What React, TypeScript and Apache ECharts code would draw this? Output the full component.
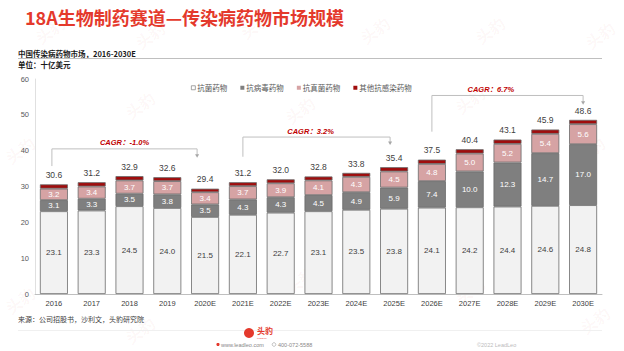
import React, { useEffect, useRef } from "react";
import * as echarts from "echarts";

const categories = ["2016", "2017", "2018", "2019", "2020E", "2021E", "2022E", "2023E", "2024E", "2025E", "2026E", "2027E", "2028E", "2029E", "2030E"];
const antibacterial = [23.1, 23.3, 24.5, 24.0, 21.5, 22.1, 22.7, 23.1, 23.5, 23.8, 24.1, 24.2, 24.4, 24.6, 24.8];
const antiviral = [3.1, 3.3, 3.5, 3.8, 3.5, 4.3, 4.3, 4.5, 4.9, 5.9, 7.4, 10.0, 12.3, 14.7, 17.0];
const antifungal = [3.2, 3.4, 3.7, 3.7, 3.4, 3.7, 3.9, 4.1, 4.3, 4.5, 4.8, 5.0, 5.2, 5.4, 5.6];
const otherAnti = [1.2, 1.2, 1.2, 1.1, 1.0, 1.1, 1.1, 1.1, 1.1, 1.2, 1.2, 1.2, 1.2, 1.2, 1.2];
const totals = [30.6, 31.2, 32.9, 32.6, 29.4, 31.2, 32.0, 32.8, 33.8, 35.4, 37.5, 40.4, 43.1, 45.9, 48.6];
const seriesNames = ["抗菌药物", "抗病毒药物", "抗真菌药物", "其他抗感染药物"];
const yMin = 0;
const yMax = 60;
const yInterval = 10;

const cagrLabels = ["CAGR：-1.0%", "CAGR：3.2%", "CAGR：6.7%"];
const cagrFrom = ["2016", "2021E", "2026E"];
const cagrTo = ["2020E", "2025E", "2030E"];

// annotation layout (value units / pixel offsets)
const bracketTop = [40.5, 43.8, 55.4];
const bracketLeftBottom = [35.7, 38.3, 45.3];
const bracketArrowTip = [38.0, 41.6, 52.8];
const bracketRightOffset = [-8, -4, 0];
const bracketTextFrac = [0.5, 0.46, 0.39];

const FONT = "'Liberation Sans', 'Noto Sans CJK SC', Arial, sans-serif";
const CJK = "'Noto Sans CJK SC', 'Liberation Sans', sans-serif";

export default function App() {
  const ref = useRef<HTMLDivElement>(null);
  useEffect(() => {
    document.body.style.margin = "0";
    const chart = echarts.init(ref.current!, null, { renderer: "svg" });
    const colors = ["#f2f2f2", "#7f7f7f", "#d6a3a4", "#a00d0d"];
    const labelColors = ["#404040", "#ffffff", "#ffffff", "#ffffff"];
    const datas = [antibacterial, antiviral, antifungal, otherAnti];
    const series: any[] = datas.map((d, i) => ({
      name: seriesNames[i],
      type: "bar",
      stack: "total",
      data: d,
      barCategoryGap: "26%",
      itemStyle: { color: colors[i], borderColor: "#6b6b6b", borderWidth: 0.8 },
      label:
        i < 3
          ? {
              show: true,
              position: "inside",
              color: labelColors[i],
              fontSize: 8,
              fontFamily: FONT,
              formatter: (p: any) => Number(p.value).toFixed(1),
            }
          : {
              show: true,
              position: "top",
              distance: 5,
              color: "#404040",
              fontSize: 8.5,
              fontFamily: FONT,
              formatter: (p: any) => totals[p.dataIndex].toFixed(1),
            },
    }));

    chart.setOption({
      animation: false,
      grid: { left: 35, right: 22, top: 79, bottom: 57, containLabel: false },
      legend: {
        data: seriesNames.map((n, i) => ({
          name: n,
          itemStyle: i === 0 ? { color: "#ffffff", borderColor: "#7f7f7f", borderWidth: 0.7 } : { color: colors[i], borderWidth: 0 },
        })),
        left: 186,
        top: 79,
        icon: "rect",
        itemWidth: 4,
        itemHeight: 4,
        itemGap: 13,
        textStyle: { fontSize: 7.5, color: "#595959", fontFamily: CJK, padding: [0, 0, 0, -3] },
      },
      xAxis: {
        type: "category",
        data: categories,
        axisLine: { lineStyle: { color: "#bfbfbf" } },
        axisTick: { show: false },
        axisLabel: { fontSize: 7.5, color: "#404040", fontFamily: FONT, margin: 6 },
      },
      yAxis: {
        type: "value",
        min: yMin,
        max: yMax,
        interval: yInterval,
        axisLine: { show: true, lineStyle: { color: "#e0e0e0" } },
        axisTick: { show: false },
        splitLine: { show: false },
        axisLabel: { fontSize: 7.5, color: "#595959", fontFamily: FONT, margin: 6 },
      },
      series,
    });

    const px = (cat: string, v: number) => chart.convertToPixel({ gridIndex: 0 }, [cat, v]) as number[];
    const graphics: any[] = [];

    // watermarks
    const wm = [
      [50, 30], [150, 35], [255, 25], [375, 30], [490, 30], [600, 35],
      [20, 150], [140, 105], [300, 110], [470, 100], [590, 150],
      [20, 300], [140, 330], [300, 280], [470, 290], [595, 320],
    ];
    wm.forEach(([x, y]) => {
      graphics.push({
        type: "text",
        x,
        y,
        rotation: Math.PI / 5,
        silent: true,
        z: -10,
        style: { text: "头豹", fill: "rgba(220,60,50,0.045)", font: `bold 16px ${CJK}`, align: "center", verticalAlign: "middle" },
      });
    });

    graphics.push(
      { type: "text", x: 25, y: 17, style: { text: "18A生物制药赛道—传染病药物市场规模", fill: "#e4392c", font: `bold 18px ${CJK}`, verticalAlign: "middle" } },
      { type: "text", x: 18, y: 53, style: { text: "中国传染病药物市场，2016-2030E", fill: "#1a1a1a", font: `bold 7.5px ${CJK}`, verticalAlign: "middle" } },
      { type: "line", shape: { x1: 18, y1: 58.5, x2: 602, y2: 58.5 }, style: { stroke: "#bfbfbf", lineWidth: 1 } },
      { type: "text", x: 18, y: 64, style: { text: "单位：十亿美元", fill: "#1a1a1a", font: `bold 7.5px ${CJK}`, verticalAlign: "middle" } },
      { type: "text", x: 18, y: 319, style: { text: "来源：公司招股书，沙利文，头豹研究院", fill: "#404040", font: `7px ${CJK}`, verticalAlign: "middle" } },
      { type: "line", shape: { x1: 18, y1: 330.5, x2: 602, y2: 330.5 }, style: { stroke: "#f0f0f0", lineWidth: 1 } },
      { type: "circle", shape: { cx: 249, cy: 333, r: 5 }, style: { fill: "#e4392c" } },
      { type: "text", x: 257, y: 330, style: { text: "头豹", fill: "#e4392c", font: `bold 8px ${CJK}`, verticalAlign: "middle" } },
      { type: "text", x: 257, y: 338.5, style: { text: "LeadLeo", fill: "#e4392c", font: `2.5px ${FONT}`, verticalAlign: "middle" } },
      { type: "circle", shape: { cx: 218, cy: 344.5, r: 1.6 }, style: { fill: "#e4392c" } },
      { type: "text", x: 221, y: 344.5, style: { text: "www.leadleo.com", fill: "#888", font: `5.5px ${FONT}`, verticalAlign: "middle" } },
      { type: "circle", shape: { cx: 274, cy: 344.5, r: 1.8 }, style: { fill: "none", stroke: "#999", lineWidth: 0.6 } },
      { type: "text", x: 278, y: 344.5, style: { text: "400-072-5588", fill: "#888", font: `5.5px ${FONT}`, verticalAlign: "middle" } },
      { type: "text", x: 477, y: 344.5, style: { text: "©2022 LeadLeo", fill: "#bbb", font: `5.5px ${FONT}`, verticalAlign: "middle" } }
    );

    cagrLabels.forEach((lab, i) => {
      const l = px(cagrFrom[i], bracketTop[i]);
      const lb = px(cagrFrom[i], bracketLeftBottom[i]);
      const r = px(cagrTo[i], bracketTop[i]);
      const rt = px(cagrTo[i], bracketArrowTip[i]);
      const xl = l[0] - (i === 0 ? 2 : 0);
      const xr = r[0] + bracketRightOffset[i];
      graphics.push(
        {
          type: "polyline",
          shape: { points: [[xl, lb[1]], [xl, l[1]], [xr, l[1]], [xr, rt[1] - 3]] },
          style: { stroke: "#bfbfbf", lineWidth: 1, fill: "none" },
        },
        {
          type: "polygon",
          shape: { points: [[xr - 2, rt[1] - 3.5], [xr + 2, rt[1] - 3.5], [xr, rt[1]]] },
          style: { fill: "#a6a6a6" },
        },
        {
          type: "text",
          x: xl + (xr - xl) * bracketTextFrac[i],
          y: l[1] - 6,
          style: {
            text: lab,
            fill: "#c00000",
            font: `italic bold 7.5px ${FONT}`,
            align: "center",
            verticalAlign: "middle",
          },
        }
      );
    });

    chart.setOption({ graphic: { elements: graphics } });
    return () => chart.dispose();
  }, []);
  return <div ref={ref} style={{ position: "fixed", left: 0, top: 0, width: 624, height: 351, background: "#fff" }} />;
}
■ ■ ■ ■
Required work
Quote, exactly and only, the lines from the first line of the data above through the line containing "const bracketTextFrac = [0.5, 0.46, 0.39];". The pictures do not belong in it.

The output
What React, TypeScript and Apache ECharts code would draw this? Output the full component.
import React, { useEffect, useRef } from "react";
import * as echarts from "echarts";

const categories = ["2016", "2017", "2018", "2019", "2020E", "2021E", "2022E", "2023E", "2024E", "2025E", "2026E", "2027E", "2028E", "2029E", "2030E"];
const antibacterial = [23.1, 23.3, 24.5, 24.0, 21.5, 22.1, 22.7, 23.1, 23.5, 23.8, 24.1, 24.2, 24.4, 24.6, 24.8];
const antiviral = [3.1, 3.3, 3.5, 3.8, 3.5, 4.3, 4.3, 4.5, 4.9, 5.9, 7.4, 10.0, 12.3, 14.7, 17.0];
const antifungal = [3.2, 3.4, 3.7, 3.7, 3.4, 3.7, 3.9, 4.1, 4.3, 4.5, 4.8, 5.0, 5.2, 5.4, 5.6];
const otherAnti = [1.2, 1.2, 1.2, 1.1, 1.0, 1.1, 1.1, 1.1, 1.1, 1.2, 1.2, 1.2, 1.2, 1.2, 1.2];
const totals = [30.6, 31.2, 32.9, 32.6, 29.4, 31.2, 32.0, 32.8, 33.8, 35.4, 37.5, 40.4, 43.1, 45.9, 48.6];
const seriesNames = ["抗菌药物", "抗病毒药物", "抗真菌药物", "其他抗感染药物"];
const yMin = 0;
const yMax = 60;
const yInterval = 10;

const cagrLabels = ["CAGR：-1.0%", "CAGR：3.2%", "CAGR：6.7%"];
const cagrFrom = ["2016", "2021E", "2026E"];
const cagrTo = ["2020E", "2025E", "2030E"];

// annotation layout (value units / pixel offsets)
const bracketTop = [40.5, 43.8, 55.4];
const bracketLeftBottom = [35.7, 38.3, 45.3];
const bracketArrowTip = [38.0, 41.6, 52.8];
const bracketRightOffset = [-8, -4, 0];
const bracketTextFrac = [0.5, 0.46, 0.39];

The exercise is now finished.